Intermediate Dynamics for Engineers - A Unified Treatment of Newton-Euler and Lagrangian Mechanics
Preface
The writing of this book started more than a decade ago when I was first given
the assignment of teaching two courses on rigid body dynamics. One of these
courses featured Lagrange’s equations of motion, and the other featured the
Newton–Euler equations. I had long struggled to resolve these two approaches to
formulating the equations of motion of mechanical systems. Luckily, at this time,
one of my colleagues, Jim Casey, was examining the elegant works [205, 207, 208]
of Synge and his co-workers on this topic. There, he found a partial resolution to
the equivalence of the Lagrangian and Newton–Euler approaches. He then went
further and showed how the governing equations for a rigid body formulated by use
of both approaches were equivalent [27, 28]. Shades of this result could be seen in
an earlier work by Greenwood [79], but Casey’s work established the equivalence
in an unequivocal fashion. As is evident from this book, I subsequently adapted
and expanded on Casey’s treatment in my courses. My treatment of dynamics
presented in this book is also heavily influenced by the texts of Papastavridis [169]

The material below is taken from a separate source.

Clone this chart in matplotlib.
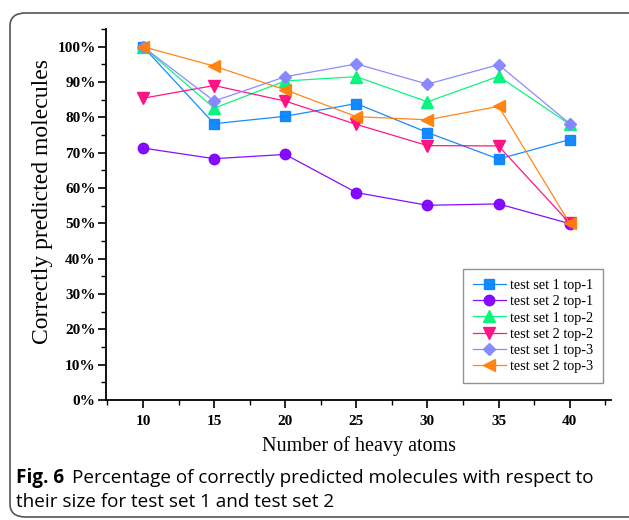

and Rosenberg [182]. It has also benefited from my graduate studies in dynamical
systems at Cornell in the late 1980s. There, under the guidance of Philip Holmes,
Frank Moon, Richard Rand, and Andy Ruina, I was shown how the equations
governing the motion of (often simple) mechanical systems featuring particles and
rigid bodies could display surprisingly rich behavior.